## Problem to work on
Begin with the first line of the material and copy each line word for word through the line that contains "width 3.6pt height"; the pictures are left out.
**** Material
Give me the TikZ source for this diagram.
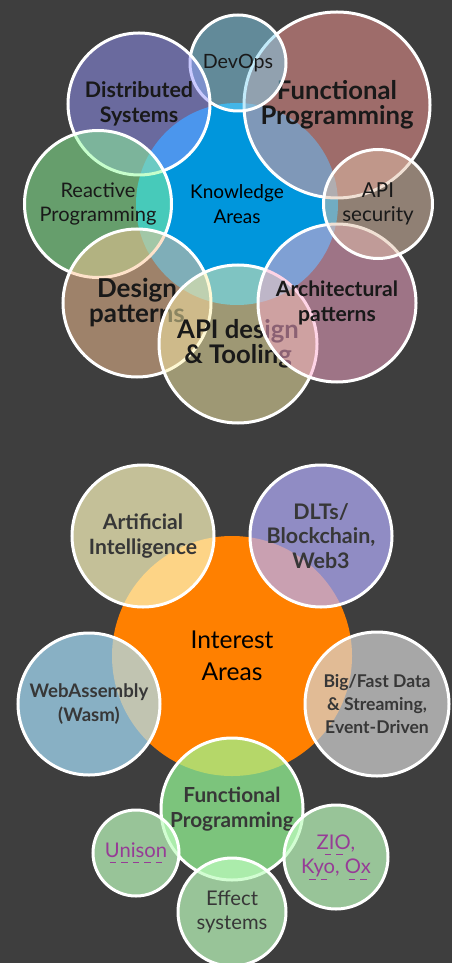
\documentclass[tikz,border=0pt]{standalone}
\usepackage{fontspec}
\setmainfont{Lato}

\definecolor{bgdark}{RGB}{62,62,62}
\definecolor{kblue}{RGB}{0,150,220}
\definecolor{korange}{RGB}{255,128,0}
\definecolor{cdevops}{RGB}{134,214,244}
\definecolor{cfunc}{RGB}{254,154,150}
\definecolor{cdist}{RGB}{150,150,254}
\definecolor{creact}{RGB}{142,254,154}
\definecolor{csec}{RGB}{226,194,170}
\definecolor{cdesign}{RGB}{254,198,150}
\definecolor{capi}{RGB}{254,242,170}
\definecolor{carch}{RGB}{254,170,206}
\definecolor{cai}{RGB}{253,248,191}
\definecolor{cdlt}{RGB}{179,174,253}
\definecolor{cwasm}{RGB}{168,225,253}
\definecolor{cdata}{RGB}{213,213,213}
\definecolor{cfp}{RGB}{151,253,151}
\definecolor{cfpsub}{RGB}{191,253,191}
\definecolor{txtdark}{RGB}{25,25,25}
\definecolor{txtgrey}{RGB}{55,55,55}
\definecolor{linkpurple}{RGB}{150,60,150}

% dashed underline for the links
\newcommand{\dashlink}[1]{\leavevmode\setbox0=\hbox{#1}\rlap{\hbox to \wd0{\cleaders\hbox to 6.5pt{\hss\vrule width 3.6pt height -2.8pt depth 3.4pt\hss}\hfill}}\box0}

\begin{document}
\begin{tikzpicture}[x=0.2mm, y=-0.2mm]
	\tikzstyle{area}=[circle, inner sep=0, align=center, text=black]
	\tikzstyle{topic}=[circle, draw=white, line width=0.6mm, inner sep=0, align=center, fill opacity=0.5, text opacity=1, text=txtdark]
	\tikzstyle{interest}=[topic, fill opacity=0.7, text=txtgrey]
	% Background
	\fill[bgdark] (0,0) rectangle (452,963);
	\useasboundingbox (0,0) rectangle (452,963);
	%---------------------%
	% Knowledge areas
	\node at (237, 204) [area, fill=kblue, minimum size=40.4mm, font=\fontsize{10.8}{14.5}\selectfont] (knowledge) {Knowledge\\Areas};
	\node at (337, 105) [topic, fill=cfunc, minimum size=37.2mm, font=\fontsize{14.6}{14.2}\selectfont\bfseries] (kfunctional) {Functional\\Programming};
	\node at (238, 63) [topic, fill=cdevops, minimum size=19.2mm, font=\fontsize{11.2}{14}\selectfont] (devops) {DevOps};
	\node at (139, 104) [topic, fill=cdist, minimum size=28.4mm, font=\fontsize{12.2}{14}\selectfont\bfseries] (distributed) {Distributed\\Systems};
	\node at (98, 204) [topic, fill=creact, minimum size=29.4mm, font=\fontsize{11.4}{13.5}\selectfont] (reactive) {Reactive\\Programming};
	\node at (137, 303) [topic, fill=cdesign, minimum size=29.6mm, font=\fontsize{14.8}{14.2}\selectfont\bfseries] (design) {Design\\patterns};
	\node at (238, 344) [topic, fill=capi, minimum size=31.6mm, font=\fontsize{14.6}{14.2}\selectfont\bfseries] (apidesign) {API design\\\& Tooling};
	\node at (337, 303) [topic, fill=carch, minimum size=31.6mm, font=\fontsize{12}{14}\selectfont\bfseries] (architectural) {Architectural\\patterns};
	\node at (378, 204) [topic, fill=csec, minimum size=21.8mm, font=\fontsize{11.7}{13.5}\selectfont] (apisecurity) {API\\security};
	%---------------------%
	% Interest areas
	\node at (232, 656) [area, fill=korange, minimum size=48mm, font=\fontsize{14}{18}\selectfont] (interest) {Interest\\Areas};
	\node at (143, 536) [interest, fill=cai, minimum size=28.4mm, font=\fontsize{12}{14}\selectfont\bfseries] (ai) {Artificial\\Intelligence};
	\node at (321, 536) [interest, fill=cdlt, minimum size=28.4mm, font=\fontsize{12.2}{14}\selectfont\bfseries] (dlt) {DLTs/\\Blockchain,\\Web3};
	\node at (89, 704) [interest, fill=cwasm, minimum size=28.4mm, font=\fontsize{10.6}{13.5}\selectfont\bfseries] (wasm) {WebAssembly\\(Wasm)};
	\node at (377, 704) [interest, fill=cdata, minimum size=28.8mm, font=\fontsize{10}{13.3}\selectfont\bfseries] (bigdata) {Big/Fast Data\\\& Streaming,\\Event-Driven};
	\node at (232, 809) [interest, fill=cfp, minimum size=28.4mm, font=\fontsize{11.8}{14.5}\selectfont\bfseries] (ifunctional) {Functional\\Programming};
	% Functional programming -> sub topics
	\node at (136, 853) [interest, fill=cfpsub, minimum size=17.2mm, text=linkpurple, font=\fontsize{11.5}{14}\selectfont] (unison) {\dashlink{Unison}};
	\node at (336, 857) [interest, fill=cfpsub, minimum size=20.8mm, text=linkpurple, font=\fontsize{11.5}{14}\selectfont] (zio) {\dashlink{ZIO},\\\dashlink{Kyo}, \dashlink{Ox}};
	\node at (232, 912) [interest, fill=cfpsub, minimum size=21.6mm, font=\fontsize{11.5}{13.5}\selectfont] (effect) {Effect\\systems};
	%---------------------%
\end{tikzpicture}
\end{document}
********
## Written answer
Give me the TikZ source for this diagram.
\documentclass[tikz,border=0pt]{standalone}
\usepackage{fontspec}
\setmainfont{Lato}

\definecolor{bgdark}{RGB}{62,62,62}
\definecolor{kblue}{RGB}{0,150,220}
\definecolor{korange}{RGB}{255,128,0}
\definecolor{cdevops}{RGB}{134,214,244}
\definecolor{cfunc}{RGB}{254,154,150}
\definecolor{cdist}{RGB}{150,150,254}
\definecolor{creact}{RGB}{142,254,154}
\definecolor{csec}{RGB}{226,194,170}
\definecolor{cdesign}{RGB}{254,198,150}
\definecolor{capi}{RGB}{254,242,170}
\definecolor{carch}{RGB}{254,170,206}
\definecolor{cai}{RGB}{253,248,191}
\definecolor{cdlt}{RGB}{179,174,253}
\definecolor{cwasm}{RGB}{168,225,253}
\definecolor{cdata}{RGB}{213,213,213}
\definecolor{cfp}{RGB}{151,253,151}
\definecolor{cfpsub}{RGB}{191,253,191}
\definecolor{txtdark}{RGB}{25,25,25}
\definecolor{txtgrey}{RGB}{55,55,55}
\definecolor{linkpurple}{RGB}{150,60,150}

% dashed underline for the links
\newcommand{\dashlink}[1]{\leavevmode\setbox0=\hbox{#1}\rlap{\hbox to \wd0{\cleaders\hbox to 6.5pt{\hss\vrule width 3.6pt height -2.8pt depth 3.4pt\hss}\hfill}}\box0}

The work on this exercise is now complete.